NEW DELHI: Commerce and industry minister Anand Sharma may announce the government's "in-principle" decision to lift the ban on investments from Pakistan in return for concessions from across the border.
Sources said with the home ministry approving a plan to treat foreign direct investment from Pakistan at par with those from Bangladesh, it was only a matter of time before the government notified the new norms. In the next stage, the finance ministry has to clear the proposal making it possible for the Reserve Bank of India to amend Foreign Exchange Management Act (Fema). Over the years, the government has pruned the negative list and Pakistan remains one of the last few countries on the negative list for investment.

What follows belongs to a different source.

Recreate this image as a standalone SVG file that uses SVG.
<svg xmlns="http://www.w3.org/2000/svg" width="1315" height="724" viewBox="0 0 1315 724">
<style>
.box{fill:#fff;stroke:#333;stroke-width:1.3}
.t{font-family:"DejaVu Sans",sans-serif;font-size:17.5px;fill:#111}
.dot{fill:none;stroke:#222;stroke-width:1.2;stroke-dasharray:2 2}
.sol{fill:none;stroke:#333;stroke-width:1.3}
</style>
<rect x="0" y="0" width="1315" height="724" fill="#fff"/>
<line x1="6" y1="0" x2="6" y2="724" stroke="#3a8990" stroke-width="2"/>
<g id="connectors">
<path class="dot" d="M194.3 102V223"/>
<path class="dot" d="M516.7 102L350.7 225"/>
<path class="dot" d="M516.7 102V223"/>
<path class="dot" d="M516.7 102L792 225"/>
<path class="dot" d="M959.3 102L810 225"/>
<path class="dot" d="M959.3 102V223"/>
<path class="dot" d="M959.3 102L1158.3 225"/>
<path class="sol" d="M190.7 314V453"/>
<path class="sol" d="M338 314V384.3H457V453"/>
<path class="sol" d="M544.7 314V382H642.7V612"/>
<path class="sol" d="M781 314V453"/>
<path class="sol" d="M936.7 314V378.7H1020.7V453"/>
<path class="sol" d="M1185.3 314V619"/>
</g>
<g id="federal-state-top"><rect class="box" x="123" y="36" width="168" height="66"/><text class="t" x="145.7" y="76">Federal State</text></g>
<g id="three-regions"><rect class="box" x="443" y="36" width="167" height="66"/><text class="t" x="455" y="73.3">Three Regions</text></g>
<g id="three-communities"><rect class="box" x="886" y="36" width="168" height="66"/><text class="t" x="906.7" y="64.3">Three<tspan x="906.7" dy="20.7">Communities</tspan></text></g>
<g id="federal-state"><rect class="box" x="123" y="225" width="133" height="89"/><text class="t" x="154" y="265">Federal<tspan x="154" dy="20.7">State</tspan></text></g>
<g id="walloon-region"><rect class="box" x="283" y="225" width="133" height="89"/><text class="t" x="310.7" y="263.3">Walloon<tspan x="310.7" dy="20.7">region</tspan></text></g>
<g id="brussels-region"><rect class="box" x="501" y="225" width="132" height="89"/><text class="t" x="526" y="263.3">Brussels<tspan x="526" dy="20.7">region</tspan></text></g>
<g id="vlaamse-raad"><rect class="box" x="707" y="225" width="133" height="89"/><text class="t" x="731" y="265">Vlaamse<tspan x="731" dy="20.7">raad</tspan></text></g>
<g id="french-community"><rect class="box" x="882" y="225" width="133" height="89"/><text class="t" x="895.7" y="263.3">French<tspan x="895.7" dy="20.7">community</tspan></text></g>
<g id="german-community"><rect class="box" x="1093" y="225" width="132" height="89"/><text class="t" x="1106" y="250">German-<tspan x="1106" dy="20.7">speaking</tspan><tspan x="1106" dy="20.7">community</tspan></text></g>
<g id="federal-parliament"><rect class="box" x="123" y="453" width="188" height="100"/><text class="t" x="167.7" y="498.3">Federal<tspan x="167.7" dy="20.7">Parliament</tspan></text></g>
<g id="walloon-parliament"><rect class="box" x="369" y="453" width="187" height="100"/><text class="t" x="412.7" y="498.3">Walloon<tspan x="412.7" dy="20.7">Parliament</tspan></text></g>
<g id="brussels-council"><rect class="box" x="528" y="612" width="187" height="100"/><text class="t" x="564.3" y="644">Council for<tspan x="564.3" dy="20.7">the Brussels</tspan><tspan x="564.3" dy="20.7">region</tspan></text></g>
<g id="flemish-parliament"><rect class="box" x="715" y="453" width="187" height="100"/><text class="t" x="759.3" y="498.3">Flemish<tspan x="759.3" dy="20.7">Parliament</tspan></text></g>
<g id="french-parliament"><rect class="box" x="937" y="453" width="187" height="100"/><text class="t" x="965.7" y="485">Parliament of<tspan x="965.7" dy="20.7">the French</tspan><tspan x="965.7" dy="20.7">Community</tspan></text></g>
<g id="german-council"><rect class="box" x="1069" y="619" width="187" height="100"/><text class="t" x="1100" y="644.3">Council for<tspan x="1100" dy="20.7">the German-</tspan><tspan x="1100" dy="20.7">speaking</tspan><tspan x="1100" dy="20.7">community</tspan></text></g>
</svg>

Allowing investment from Pakistan is one of the elements of the trade and investment related measures to improve business links between neighbours. Even during the commerce secretary-level talks in November, the issue was discussed but a commitment was not given.
Since then, a go-ahead has been received from the home ministry but it may be a while before the rules are actually notified. Besides, officials said, it will depend on what India gets in return. Getting most-favoured nation (MFN) status is a key demand for India, which has been pending with Islamabad since 1996 and even now there are few signs of Pakistan actually moving ahead with the decision. The rules would stipulate the modalities such as security clearance and approval from the Foreign Investment Promotion Board.
Also, analysts said that given the history of political relations, it was unlikely that investors from across the border or even Indian companies would set up units. "Even if relations were to normalize, it will initially be limited to trade," said a trade economist.
The concerns are visible in the banking space where the two governments had proposed to allow opening of branches on a reciprocal basis. Although State Bank of India and Bank of India had sought permission to open branches in Pakistan, both are having second thoughts. On its part, SBI, the largest lender in the region, has cited high capital requirement in Pakistan while putting its plan on hold.
Bank of India is more upfront and has said that there are worries over the safety of its employees and safety of the assets that it would acquire once permitted to run branches in Pakistan. Even State Bank of Pakistan, which had approached RBI nearly six months ago, is going slow.
Businessmen say a lack of banking facility between the two countries is one of the major impediments in improving trade relations.